*Task directions*.
The line holding "from bokeh.resources import INLINE" is the last one to output; start at the first line of the data, keep every line in between exactly, and leave out pictures.

- - -

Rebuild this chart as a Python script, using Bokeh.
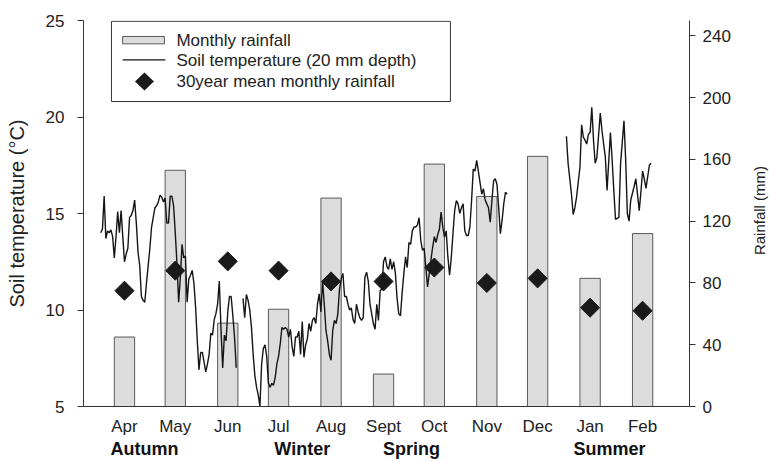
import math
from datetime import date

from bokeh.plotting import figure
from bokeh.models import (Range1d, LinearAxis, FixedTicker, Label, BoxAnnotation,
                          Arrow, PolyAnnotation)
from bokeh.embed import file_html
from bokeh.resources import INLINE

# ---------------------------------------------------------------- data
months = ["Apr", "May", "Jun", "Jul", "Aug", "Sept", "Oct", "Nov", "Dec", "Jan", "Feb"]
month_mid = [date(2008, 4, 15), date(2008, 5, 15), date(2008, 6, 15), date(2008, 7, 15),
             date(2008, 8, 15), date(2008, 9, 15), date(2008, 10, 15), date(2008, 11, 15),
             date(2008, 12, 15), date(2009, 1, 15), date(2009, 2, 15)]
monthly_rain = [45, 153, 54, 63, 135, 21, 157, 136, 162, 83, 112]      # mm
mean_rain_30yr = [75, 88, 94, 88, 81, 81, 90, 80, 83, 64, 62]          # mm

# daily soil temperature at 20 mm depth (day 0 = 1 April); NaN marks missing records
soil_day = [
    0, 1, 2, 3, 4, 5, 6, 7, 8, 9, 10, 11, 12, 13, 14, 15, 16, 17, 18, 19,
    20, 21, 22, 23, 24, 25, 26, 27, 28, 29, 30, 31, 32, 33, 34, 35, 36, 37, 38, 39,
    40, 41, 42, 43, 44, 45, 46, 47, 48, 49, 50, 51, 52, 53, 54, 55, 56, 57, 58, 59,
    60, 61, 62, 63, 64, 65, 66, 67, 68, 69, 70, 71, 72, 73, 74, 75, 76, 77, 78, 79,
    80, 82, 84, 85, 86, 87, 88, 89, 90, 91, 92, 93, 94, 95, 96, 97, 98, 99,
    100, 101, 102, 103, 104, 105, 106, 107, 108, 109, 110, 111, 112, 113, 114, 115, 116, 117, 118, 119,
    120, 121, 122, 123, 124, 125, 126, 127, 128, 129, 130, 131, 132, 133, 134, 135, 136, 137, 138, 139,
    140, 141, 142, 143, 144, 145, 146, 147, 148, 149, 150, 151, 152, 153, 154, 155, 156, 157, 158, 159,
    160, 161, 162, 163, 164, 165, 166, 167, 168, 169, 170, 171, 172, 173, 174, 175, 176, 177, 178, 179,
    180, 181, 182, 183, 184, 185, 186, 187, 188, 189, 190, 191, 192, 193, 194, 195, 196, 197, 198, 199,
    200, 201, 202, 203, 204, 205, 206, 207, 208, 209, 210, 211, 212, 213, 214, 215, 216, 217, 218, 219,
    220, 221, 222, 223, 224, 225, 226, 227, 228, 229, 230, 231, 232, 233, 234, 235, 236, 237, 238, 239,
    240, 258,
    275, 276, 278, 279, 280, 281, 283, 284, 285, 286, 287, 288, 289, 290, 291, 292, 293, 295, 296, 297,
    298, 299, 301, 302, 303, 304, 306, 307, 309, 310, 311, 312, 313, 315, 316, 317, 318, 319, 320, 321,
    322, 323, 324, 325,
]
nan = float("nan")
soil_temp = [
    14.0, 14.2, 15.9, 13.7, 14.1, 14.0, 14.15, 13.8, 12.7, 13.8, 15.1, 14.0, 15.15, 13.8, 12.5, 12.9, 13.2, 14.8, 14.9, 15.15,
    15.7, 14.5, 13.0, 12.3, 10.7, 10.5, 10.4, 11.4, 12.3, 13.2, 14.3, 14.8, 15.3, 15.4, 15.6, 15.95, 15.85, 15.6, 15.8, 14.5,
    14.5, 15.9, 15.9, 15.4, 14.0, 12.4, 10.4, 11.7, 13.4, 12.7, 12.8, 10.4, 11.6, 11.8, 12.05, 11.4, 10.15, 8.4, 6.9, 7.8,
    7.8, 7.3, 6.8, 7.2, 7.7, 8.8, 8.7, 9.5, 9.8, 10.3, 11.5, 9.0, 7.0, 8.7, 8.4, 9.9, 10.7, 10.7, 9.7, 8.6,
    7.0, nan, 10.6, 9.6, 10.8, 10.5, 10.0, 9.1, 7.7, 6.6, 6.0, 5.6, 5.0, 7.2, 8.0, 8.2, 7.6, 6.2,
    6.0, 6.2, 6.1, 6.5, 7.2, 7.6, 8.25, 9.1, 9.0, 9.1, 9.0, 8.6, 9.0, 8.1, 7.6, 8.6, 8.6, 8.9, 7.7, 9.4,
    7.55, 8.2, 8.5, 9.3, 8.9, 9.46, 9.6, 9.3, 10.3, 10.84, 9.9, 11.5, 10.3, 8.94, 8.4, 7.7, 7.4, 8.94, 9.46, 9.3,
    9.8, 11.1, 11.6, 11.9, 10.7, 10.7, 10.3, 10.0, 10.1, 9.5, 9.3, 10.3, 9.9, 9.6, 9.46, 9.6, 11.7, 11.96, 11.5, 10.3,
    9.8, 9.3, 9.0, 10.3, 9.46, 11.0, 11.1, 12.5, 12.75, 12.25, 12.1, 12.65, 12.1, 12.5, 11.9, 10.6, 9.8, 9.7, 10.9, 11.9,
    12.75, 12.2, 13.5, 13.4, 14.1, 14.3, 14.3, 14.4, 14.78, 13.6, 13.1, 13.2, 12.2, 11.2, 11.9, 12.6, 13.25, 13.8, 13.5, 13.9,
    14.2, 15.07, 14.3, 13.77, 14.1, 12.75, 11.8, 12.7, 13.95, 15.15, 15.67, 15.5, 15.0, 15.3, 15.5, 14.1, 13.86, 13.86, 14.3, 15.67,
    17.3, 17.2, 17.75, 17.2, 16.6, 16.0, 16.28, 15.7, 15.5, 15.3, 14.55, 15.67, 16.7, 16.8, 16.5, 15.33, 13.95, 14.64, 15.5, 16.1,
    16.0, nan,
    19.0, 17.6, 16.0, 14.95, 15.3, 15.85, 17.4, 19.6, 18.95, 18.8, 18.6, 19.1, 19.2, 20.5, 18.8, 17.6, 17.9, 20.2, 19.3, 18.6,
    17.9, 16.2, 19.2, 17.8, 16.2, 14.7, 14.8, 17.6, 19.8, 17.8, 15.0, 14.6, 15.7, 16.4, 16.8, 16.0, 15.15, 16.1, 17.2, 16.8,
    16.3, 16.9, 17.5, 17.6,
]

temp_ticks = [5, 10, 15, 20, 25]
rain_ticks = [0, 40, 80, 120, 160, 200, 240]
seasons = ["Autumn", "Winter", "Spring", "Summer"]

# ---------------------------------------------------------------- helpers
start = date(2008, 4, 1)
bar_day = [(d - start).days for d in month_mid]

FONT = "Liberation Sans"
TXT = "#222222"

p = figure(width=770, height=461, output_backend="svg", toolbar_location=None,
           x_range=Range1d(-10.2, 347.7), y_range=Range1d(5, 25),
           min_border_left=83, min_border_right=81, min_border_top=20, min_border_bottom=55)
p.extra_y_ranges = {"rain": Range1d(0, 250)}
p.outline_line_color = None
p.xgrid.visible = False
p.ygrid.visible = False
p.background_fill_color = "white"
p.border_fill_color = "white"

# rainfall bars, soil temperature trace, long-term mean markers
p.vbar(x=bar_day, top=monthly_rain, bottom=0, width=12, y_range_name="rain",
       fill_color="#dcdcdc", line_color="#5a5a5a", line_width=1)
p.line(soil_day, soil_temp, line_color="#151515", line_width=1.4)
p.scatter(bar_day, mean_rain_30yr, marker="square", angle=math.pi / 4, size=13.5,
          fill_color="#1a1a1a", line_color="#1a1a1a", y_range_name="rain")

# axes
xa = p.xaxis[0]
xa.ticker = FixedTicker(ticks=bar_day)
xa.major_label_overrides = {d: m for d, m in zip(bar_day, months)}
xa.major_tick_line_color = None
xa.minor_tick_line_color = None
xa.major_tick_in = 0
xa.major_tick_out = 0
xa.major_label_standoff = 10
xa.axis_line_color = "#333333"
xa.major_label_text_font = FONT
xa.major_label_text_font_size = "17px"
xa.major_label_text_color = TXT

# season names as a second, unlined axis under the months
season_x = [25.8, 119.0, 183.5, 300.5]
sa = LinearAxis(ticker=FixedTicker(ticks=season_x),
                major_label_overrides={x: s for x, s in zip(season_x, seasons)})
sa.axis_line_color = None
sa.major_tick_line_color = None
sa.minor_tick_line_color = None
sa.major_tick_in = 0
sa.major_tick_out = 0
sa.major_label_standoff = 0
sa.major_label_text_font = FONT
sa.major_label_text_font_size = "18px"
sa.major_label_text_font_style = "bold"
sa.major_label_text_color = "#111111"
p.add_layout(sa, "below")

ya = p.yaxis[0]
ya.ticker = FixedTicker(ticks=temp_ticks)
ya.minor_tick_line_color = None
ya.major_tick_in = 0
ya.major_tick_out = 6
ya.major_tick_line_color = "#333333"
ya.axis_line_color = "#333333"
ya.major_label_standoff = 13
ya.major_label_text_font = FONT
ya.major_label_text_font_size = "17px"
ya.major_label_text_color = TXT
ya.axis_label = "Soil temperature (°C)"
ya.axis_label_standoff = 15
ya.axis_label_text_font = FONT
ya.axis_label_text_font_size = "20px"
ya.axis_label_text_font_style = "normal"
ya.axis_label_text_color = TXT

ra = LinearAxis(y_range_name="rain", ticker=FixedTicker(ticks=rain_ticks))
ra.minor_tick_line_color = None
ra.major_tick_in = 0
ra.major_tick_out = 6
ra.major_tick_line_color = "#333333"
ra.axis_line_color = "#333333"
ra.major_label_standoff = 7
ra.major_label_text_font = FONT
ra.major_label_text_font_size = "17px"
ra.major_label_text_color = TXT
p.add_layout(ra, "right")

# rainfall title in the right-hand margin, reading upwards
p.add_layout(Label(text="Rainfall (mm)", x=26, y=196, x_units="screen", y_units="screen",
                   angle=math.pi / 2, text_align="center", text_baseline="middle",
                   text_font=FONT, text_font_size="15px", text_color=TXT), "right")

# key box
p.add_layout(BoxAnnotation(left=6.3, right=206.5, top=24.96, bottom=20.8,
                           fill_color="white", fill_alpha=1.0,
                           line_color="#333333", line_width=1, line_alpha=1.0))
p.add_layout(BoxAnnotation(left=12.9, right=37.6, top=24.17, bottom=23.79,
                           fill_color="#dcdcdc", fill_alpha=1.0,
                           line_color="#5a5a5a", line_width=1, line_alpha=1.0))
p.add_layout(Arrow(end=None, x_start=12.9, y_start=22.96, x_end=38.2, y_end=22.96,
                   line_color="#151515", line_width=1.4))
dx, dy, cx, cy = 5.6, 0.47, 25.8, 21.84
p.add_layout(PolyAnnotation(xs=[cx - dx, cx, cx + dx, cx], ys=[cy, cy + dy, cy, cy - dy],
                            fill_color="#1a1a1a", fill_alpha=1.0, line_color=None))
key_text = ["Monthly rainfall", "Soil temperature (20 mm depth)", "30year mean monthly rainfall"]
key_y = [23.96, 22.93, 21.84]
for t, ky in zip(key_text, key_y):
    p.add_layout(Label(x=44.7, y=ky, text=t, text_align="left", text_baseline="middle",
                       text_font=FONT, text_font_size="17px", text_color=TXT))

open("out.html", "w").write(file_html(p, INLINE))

- - -

*Full output*.
Rebuild this chart as a Python script, using Bokeh.
import math
from datetime import date

from bokeh.plotting import figure
from bokeh.models import (Range1d, LinearAxis, FixedTicker, Label, BoxAnnotation,
                          Arrow, PolyAnnotation)
from bokeh.embed import file_html
from bokeh.resources import INLINE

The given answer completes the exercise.